The party of Former Czech Prime Minister Andrej Babiš—known for its cordial relationship with Hungarian Prime Minister Viktor Orbán’s Fidesz as well as its opposition to mass migration and EU federalism—is set to win big in next month’s parliamentary Senate and municipal elections, new polling data has revealed.
The poll, published days ago by Median, indicates one-third of the Czech electorate plans on voting for Babiš’s ANO Movement in the upcoming elections set to be held on September 23rd, a tally that could see the anti-establishment, centrist-populist party triple the number of seats it presently holds in the country’s upper legislative house, and double the number of seats it occupies in municipal councils, Echo24 reports.
The Civic Democratic Party (ODS), a liberal-conservative party that occupies the largest number of seats in the lower house and whose leader is the sitting prime minister, is projected to come in at a distant second place, at 15.5%, followed by the national Right party Freedom and Direct Democracy (SPD), with 12.5%.
The latest polling data appears to be indicative of rising discontent over the ruling center-Right coalition’s economic and foreign policy positions, and comes as Czechs—like the vast majority of Europeans—struggle to cope with rampant inflation and massive cost of living hikes as they look ahead to a looming energy crisis this winter.
“Due to the bad economic policy of the government, which cannot or does not want to solve fundamental and existential problems, such as inflation and the rise in the prices of basic commodities, the opposition may gain ground.

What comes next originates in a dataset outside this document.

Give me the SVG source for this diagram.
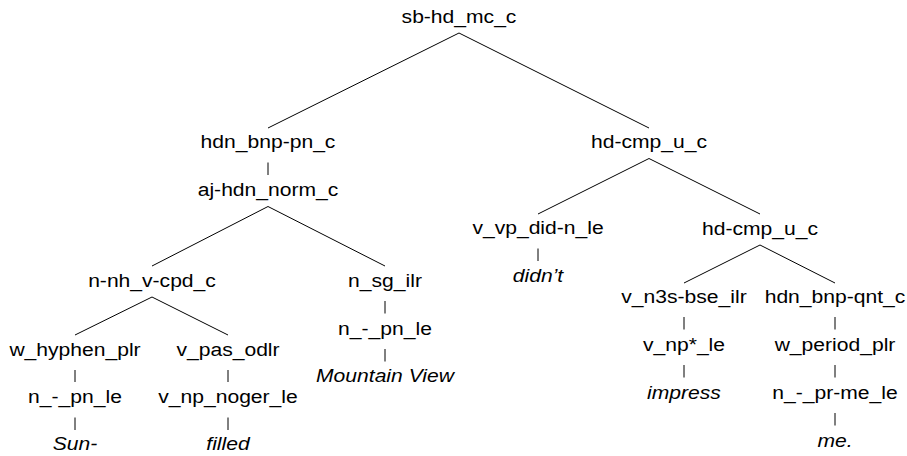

Now, it will be a matter of what it will be like,” Lukáš Valeš, a political scientist at the University of West Bohemia in Pilsen, told the Czech business newspaper E15.
Valeš added that popular support for Babiš’s ANO movement would likely increase “significantly” in September’s municipal and Senate elections due to the center-Right coalition’s “incompetence.”
Across the continent, as working people continue to bear the brunt of the burden of the European Union’s ill-thought-out, total economic war against Russia, ruling parties—and their leaders—who’ve stood behind the bloc’s sanctions and military aid packages have witnessed their popular support drop precipitously, with some governments collapsing entirely, as was seen weeks ago in Italy.
Earlier this summer, French President Emmanuel Macron lost his grip on the National Assembly, the country’s lower house, partly due to economic sanctions his government imposed against Russia—sanctions which have drastically lowered the standard of living of working and middle-class French people.
In Germany, support for the left-liberal Sozialdemokratische Partei Deutschlands (SPD), the largest partner in the ‘stop light’ coalition, has seen its support drop off a cliff in the wake of its response to the onset of the Russo-Ukraine war, which to many, has been perceived as diametrically opposed to German interests. The same phenomenon has also been observed in Norway, Slovakia, and to a lesser extent in Poland.
In sharp contrast stands Hungary’s ruling Fidesz party, led by Prime Minister Viktor Orbán, which—likely as a result of its policies geared toward Hungarian national interests, not the interests of the U.S., Ukraine, or Russia—has witnessed its exceptionally high support levels remain constant high amid the war.
The fact that Babiš’s ANO movement, along with the Freedom and Direct Democracy (SPD), collectively have the support of close to 43% of the population, suggests that nearly half of the population supports an Orbán-esque position on the Russo-Ukraine war for Czechia.
Support for Orbán’s national conservative vision remains quite strong across the European continent. So much so, that a cadre of left-liberal organizations funded in part by the U.S. government has made it their priority to prevent Orbán’s national conservatism from inspiring hearts and minds in the Western Balkans, as The European Conservative’s Sven Larson revealed in his piece: The Balkan War on Conservativism.